Paris (awp/afp) - Budgétaires ou monétaires, les injections massives de liquidités pour extraire l'économie de la crise sanitaire ne devraient pas permettre de relancer l'inflation faute de demande suffisamment soutenue, constatent des économistes interrogés par l'AFP.

Une hausse des prix modérée, autour de 2% par an, est pourtant souhaitée par les banques centrales et permettrait de réduire le fardeau de la dette des Etats, qui a explosé pour faire face aux conséquences économiques du nouveau coronavirus.

La stabilité générale des prix (+0,4% sur un an dans la zone euro en juillet) n'empêche certes pas des hausses ponctuelles sur certains produits.

"Il est tout à faire envisageable que certains secteurs puissent augmenter leurs prix parce qu'ils doivent de toute façon réduire la demande", estime Simon Junker, analyste de l'institut de recherches économiques allemand DIW, en prenant l'exemple des restaurants qui doivent réduire le nombre de tables pour préserver les distances physiques entre clients.

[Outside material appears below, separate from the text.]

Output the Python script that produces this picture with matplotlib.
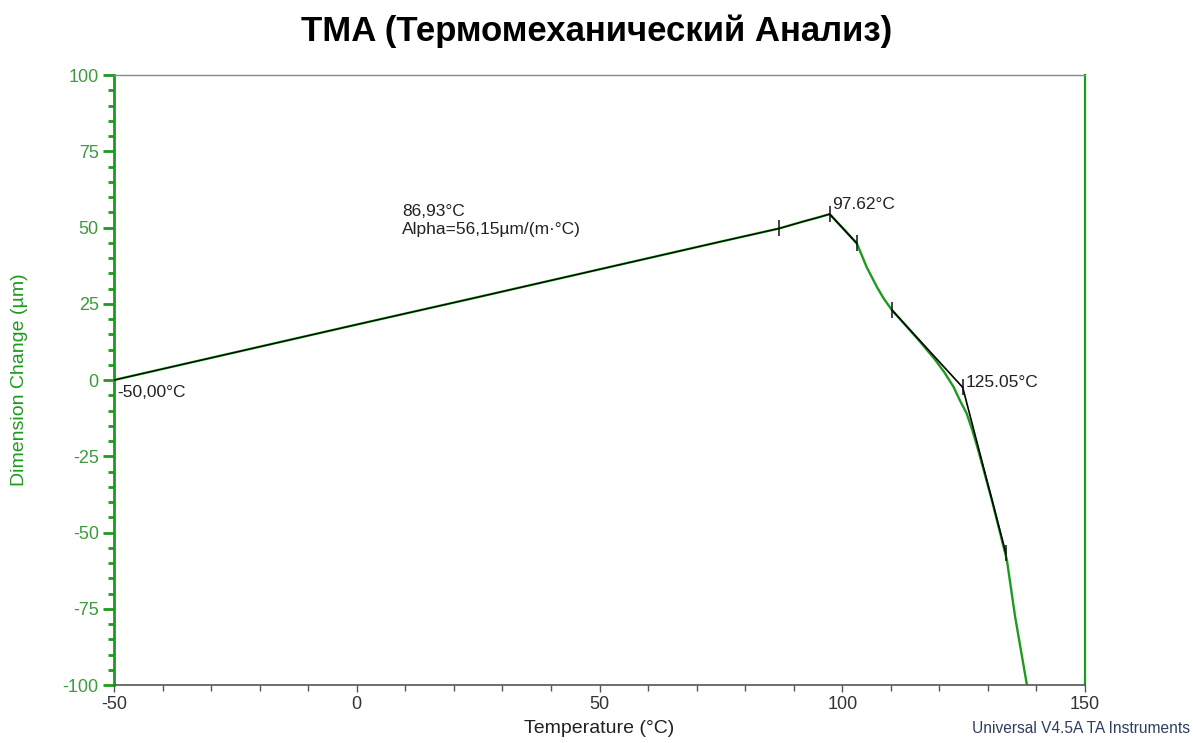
import matplotlib

matplotlib.use("Agg")
import matplotlib.pyplot as plt
from matplotlib.ticker import MultipleLocator

plt.rcParams["font.family"] = ["Liberation Sans", "DejaVu Sans"]
plt.rcParams["axes.unicode_minus"] = False

# measured TMA curve (green)
TEMP = [-50, -25, 0, 25, 50, 75, 87, 92, 95, 97.4, 100.0, 103.0, 105.0,
        107.1, 108.5, 110.2, 113, 116, 119, 121, 122.9, 124.2, 125.6,
        126.8, 128.0, 130.8, 133.9, 135.6, 138.0]
DIM = [0, 9.1, 18.2, 27.2, 36.3, 45.4, 49.7, 52.0, 53.3, 54.4, 50.0, 44.8, 37.1,
       30.6, 26.8, 23.0, 18.0, 12.6, 6.9, 2.6, -2.2, -6.6, -10.9,
       -16.5, -23.0, -39.3, -59.0, -77.6, -99.7]

# analysis overlays (black)
BASE_T = [-50, -25, 0, 25, 50, 75, 87, 92, 95, 97.4]
BASE_D = [0, 9.1, 18.2, 27.2, 36.3, 45.4, 49.7, 52.0, 53.3, 54.4]
SEGMENTS = [
    ([97.4, 103.0], [54.4, 44.8]),
    ([110.2, 124.8], [23.0, -2.4]),
    ([124.8, 133.7], [-2.4, -56.8]),
]
MARK_T = [86.93, 97.4, 103.0, 110.2, 124.8, 133.7]
MARK_D = [49.7, 54.4, 44.8, 23.0, -2.4, -56.8]

GREEN = "#1e9a1e"

fig = plt.figure(figsize=(11.93, 7.43), dpi=100)
ax = fig.add_axes([0.0956, 0.078, 0.8139, 0.821])

ax.plot(TEMP, DIM, color=GREEN, lw=1.7, zorder=2)
ax.plot(BASE_T, BASE_D, color="black", lw=0.9, zorder=3)
for xs, ys in SEGMENTS:
    ax.plot(xs, ys, color="black", lw=1.2, zorder=3)
ax.plot(MARK_T, MARK_D, ls="none", marker="|", ms=12, mew=1.1,
        color="#111111", zorder=4)

ax.text(-49.3, -4.2, "-50,00°C", fontsize=12.5, color="#222222",
        ha="left", va="center")
ax.text(9.3, 57.6, "86,93°C\nAlpha=56,15µm/(m·°C)", fontsize=12.5,
        color="#222222", ha="left", va="top", linespacing=1.2)
ax.text(97.9, 57.4, "97.62°C", fontsize=12.5, color="#222222",
        ha="left", va="center")
ax.text(125.4, -0.7, "125.05°C", fontsize=12.5, color="#222222",
        ha="left", va="center")

ax.set_xlim(-50, 150)
ax.set_ylim(-100, 100)
ax.xaxis.set_major_locator(MultipleLocator(50))
ax.xaxis.set_minor_locator(MultipleLocator(10))
ax.yaxis.set_major_locator(MultipleLocator(25))
ax.yaxis.set_minor_locator(MultipleLocator(5))

ax.tick_params(axis="y", which="major", length=8, width=2, color=GREEN,
               labelcolor="#3f9a3f", labelsize=13, pad=3)
ax.tick_params(axis="y", which="minor", length=4, width=2, color=GREEN)
ax.tick_params(axis="x", which="major", length=5, width=1, color="#555555",
               labelcolor="#333333", labelsize=13, pad=3)
ax.tick_params(axis="x", which="minor", length=4, width=1, color="#555555")

ax.spines["left"].set_color(GREEN)
ax.spines["left"].set_linewidth(2.0)
ax.spines["right"].set_color(GREEN)
ax.spines["right"].set_linewidth(1.6)
ax.spines["top"].set_color("#888888")
ax.spines["top"].set_linewidth(1.0)
ax.spines["bottom"].set_color("#555555")
ax.spines["bottom"].set_linewidth(1.2)

ax.set_xlabel("Temperature (°C)", fontsize=14, color="#222222")
ax.xaxis.set_label_coords(0.5, -0.057)
ax.set_ylabel("Dimension Change (µm)", fontsize=14, color=GREEN)
ax.yaxis.set_label_coords(-0.089, 0.5)

fig.text(0.5, 0.958, "TMA (Термомеханический Анализ)", fontsize=25,
         fontweight="bold", ha="center", va="center", color="black")
fig.text(0.9975, 0.02, "Universal V4.5A TA Instruments", fontsize=11.2,
         color="#2e3e5e", ha="right", va="center")

fig.savefig("out.png", dpi=100)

"On pourra observer des augmentations très ponctuelles sur certains segments, en particulier dans le secteur alimentaire", note aussi Jézabel Couppey-Soubeyran, économiste à l'université Panthéon-Sorbonne à Paris.

Mais elle ajoute que d'une manière générale "on est dans une situation plutôt déflationniste".

Même en Allemagne qui a abordé la crise avec le plein emploi et des finances publiques au beau fixe, "il n'y a pas eu d'inflation, en tout cas pas au sens classique d'une hausse des prix à la consommation", relève M. Junker. Et ce malgré une demande intérieure qui a pu être stabilisée grâce à une palette de mesures de soutien, dont la baisse temporaire de 3 points de TVA entre juillet et décembre.

Le comportement des consommateurs dépendra "en premier lieu de l'évolution de l'épidémie et de l'efficacité ainsi que de la disponibilité des vaccins. Plus la crise sanitaire est soudainement résolue, plus il y a de chance que l'inflation augmente", affirme Natacha Postel-Vinay, professeure d'histoire économique à la London School of Economics.

A l'inverse, avec "une épidémie qui ne devient sous contrôle que lentement, le risque inflationniste devient faible", d'autant que les ménages sont contraints dans leurs dépenses par un endettement élevé.

"Cet endettement des ménages est une raison importante de l'absence d'inflation dans les années 2010 malgré l'augmentation de l'activité des banques centrales et de la masse monétaire", rappelle cette économiste.

monnaie hélicoptère

Les mesures prises jusqu'ici ont surtout profité aux marchés et permis aux Etats de s'endetter dans des conditions favorables.

Depuis que le coronavirus a frappé, la Banque centrale européenne (BCE) s'est ainsi engagée à racheter jusqu'à 1350 milliards d'euros (1455 milliards de francs suisses) de dette déjà émise à travers un programme d'urgence.

"L'augmentation de la masse monétaire résultant de l'achat massif de différents types de dette par les banques centrales devrait augmenter le risque d'inflation", estime Mme Postel-Vinay.

Si tel n'est pas le cas, "les mesures des banques centrales se font sentir beaucoup plus au niveau du prix des actifs, c'est-à-dire que les marchés des actions en profitent, tout comme l'immobilier", constate M. Junker.

"Tant que la politique monétaire repose en grande partie sur de l'assouplissement quantitatif (QE), sur des achats d'actifs, il y a peu de raisons que ça puisse accélérer l'inflation, parce que la monnaie émise pour acheter des actifs reste dans la sphère financière et irrigue très peu l'économie réelle", estime aussi Mme Couppey-Soubeyran.

Elle relève que cela soutient le prix des actifs rachetés tout en permettant de maintenir "les taux longs à un niveau très très bas", ce qui devrait soutenir l'investissement. Pourtant "ce n'est pas du tout ce qu'on observe", selon elle.

Dans ces circonstances, elle juge que "la seule manière pour que la politique monétaire puisse augmenter l'inflation et nous extraire de la déflation, ça serait de pratiquer des transferts directs de monnaie".

Cette "monnaie hélicoptère" pourrait être répartie entre entreprises et ménages pour soutenir à la fois l'offre et la demande. Une option qui n'est toutefois pas dans l'ADN de la BCE.

Mais si jamais l'inflation venait à reprendre des couleurs, "les banques centrales seront dans une situation difficile car la tentation d'une augmentation de taux d'intérêt pour la contrôler sera grande", et cette "augmentation signifiera une augmentation du prix du remboursement de dettes de toutes sortes, y compris la dette d'Etat", met en garde Mme Postel-Vinay.